IN THE Sandiganbayan resolution, also promulgated on May 9, which dismissed the Motion to Intervene in the Carlos Garcia plea-bargain case filed by the Office of the Solicitor General, the anti-graft court’s Second Division intoned: “While the Court is used to be [sic] at the center of conflicting interests, and to be the object of criticism from the losing parties, we have never seen such distortions and prevarications of the facts from people who are expected to be the sentinels of the rule of law.”
Unfortunately for the anti-corruption constituency that helped elect the second Aquino administration, the Sandiganbayan was not referring to the special prosecutors under then-Ombudsman Merceditas Gutierrez, who botched the open-and-shut case against Garcia, but against the critics of the plea bargain and of the Court itself.
Sad but true. Even though Gutierrez and her special prosecutors came to admit under specific questioning in hearings at the Senate and the House of Representatives that they had missed certain evidence or did not follow certain leads, even though it became clear to the lawyers in Congress and to the public at large that certain distortions and prevarications marked the Ombudsman’s entire effort to bring Garcia to justice, even though Gutierrez herself said, under questioning from Sen. Franklin Drilon, that she would consider filing a motion to withdraw the plea bargain agreement in the light of the new evidence and the legal principles being invoked, the Sandiganbayan’s Second Division, speaking through Justice Samuel Martires, still found what it called the “critics” of the plea bargain agreement to be in the wrong, declaring: “We must not be swayed by a public opinion which, no matter how valid and sincere the sentiments may be, is expressed in terms of emotions, if not, from a limited perception and a shallow appreciation of the facts.”
This sounds impressive, but in fact it is completely perverse, because the true adversary of the anti-graft court is not public opinion but graft and corruption. To see the judges wring their hands and then whine, “In fact, we were also amazed at the amount of money that the accused and his family own,” is to witness official inutility. Unexplained wealth of government personnel is prima facie evidence of corruption.
Worse, the justices rationalize their inutility in a way that explains why the corrupt continue to hold sway in the country. “As we have intimated above, we are aware of the existence of a big amount of money in the possession of the accused. But where these sums of money came from was not shown and explained.” Judges living in a vacuum may think that bribes are exchanged with the use of official receipts and record books which government prosecutors must track down, but everyone else knows it is the military general earning a five-digit salary per month but enjoying hundreds of millions in assets who must do the explaining.

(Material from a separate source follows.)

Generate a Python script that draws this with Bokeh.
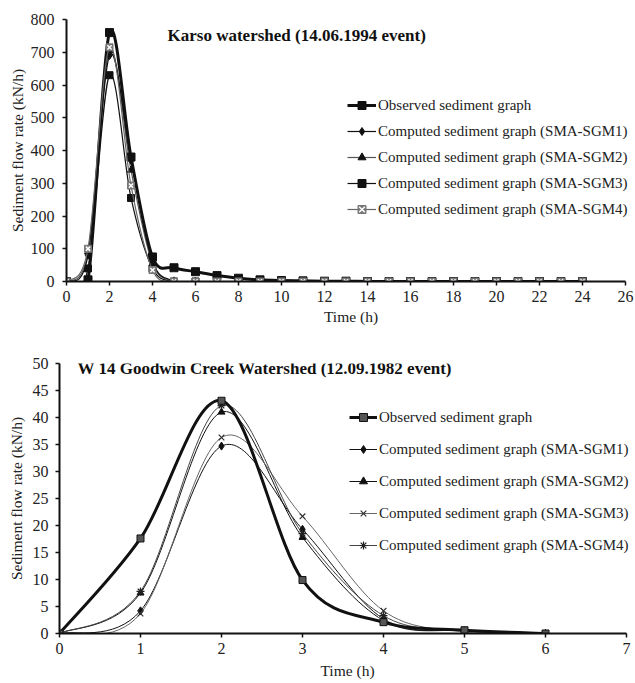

To punctuate their discussion of the lack of evidence to determine Garcia’s guilt, the judges said: “It is worth emphasizing that the only evidence which the prosecution has leaned on to prove the predicate crimes is the handwritten letter and sworn statement of Clarita Garcia and the testimony of Heidi Mendoza.” Exactly. Public opinion on the case, which the judges seem to think so little of, is based also on these two sets of evidence; the public just has a different appreciation of their value.

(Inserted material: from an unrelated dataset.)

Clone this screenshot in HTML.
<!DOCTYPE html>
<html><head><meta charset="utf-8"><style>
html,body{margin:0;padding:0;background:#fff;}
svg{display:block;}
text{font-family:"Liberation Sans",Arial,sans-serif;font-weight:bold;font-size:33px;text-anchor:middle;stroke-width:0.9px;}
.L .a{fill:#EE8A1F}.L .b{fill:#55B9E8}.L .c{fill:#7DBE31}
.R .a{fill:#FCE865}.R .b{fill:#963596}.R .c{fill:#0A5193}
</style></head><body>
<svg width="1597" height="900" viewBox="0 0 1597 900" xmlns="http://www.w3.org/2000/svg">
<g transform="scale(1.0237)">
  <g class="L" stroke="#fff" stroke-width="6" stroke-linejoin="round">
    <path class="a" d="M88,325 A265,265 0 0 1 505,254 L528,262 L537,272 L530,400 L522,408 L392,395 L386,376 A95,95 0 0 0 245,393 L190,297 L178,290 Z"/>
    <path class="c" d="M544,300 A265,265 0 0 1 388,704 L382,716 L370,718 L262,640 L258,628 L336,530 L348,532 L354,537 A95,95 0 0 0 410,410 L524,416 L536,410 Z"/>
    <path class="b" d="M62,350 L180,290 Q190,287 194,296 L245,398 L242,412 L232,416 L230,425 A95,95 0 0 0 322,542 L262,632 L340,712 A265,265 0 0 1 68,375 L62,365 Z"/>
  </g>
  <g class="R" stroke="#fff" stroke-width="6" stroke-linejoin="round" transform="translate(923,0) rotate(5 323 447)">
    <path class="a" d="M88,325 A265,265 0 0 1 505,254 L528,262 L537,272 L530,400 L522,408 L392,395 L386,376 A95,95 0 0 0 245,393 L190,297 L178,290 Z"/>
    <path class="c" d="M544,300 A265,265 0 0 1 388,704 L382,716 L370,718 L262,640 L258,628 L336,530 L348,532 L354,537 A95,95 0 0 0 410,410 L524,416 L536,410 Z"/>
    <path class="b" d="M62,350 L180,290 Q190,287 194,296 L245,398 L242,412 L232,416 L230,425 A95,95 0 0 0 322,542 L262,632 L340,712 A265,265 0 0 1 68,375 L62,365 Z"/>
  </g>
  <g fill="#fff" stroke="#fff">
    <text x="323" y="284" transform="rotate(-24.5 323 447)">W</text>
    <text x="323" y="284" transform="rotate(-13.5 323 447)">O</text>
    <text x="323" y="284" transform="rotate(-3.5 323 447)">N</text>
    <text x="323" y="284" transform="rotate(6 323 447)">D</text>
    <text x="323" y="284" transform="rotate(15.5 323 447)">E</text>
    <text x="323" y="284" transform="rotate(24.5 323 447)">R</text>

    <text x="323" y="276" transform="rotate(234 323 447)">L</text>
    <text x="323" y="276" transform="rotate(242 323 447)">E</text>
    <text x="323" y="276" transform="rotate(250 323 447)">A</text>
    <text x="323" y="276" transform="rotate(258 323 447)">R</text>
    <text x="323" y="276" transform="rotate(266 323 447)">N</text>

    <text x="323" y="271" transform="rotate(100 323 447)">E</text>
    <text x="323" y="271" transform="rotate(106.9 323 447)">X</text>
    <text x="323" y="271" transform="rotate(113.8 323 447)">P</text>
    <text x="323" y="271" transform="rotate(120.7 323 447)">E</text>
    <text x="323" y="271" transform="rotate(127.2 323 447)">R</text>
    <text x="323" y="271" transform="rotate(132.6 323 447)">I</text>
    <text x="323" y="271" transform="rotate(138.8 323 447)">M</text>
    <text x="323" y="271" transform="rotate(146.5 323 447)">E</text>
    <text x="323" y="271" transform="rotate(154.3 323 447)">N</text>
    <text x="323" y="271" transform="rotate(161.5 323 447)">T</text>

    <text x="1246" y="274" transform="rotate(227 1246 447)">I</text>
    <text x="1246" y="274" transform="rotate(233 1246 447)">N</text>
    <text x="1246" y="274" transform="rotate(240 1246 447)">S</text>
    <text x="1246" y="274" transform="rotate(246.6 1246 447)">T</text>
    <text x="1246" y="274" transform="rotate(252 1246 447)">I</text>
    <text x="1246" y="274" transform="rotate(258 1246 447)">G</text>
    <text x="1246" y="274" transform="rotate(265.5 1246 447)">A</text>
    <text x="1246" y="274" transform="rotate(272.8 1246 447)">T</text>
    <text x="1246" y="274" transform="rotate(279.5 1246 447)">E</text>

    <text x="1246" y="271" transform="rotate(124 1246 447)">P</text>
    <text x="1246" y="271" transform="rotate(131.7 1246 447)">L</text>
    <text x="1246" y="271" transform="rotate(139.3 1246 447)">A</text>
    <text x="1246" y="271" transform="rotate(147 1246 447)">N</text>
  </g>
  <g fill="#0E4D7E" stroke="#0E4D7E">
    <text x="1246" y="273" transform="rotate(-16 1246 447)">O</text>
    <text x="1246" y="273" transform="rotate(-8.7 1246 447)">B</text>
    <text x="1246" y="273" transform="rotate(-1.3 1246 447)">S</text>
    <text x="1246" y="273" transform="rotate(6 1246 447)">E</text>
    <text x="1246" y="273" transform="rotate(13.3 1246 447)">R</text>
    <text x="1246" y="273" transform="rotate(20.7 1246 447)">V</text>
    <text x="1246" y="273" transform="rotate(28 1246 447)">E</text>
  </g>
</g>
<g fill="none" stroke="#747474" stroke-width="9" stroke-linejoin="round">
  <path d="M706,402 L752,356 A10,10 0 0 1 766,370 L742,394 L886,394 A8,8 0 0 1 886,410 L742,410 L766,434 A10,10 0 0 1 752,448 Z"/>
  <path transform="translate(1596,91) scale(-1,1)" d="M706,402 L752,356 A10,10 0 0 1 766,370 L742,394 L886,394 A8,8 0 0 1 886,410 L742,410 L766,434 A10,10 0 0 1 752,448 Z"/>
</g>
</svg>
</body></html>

After all, what should the anti-graft court make of Clarita’s confession, made voluntarily and in all candor and innocence before a US official, which described a breathtaking pattern of direct bribery? Surely the public is not wrong to think that Clarita’s confession damns Garcia and his entire family.
What should the court make of Mendoza’s testimony, which described a pattern of official laxity and untold opportunity for graft? Surely the public is not wrong to think that Mendoza’s painstaking audit deepens the guilt of Garcia et al.

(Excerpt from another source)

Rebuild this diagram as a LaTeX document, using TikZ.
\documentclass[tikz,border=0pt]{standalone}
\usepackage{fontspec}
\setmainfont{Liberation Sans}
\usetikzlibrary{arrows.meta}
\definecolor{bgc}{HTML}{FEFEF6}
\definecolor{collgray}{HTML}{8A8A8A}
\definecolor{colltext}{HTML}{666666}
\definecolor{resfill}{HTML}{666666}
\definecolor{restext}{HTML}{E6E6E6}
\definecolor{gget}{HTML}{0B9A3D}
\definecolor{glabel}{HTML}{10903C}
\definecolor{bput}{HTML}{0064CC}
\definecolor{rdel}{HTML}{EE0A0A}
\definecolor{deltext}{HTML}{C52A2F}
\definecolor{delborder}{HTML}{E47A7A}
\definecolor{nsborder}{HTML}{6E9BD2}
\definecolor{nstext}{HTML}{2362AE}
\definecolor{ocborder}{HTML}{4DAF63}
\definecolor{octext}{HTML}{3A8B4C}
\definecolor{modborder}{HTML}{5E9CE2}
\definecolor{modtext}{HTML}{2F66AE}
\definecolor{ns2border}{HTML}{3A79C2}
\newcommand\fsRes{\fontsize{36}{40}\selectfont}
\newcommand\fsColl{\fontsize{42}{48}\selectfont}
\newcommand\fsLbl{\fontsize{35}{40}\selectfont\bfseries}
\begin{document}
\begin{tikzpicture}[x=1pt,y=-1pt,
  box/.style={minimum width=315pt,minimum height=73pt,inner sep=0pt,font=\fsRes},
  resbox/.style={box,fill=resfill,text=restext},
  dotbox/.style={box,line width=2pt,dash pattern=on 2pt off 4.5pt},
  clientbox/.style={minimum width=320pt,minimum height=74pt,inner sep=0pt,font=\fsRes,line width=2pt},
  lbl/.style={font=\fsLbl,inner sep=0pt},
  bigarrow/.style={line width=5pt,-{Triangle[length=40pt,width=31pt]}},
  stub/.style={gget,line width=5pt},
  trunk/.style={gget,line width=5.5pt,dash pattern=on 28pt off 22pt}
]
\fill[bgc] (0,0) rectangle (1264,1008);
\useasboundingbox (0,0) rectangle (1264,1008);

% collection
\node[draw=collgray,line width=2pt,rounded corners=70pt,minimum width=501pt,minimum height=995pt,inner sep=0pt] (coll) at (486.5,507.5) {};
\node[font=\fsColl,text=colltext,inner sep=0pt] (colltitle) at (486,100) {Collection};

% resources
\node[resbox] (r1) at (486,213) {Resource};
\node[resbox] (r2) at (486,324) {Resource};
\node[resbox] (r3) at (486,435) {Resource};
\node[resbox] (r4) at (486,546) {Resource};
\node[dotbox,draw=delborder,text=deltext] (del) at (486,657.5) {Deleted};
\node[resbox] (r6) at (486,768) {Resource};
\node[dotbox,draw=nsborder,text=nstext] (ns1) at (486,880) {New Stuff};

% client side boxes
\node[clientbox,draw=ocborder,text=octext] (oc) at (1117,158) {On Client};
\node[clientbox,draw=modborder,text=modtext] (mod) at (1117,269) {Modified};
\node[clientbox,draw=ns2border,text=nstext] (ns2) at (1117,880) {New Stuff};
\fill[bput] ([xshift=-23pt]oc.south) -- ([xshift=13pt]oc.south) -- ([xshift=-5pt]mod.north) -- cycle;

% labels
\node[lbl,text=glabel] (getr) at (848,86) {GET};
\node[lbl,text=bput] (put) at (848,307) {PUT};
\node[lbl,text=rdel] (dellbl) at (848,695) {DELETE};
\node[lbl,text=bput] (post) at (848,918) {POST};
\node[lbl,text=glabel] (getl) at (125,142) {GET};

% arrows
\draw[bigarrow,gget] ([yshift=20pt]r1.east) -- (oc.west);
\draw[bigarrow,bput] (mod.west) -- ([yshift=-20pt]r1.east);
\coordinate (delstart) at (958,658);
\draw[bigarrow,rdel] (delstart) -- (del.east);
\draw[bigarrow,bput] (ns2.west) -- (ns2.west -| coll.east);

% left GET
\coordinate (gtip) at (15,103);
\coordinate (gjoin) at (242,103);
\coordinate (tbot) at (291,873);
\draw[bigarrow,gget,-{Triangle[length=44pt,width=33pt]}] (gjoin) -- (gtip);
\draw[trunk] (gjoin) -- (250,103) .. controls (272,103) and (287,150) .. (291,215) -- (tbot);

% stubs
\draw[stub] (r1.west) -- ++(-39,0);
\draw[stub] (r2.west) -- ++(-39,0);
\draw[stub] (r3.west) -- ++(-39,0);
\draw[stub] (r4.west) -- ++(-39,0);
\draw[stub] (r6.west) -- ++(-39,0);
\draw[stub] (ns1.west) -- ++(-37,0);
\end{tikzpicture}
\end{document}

This, then, is the real problem: What is the public to make of the Sandiganbayan’s perplexing decision? The issue is not, and has never been, about popularity. It has always been about accountability, about bringing corruption to light and the corrupt to justice. Hiding behind stirring statements expressing independence from public pressure, the justices profess their fealty to duty and the rule of law. In truth, they only deepened public frustration with the fight against corruption.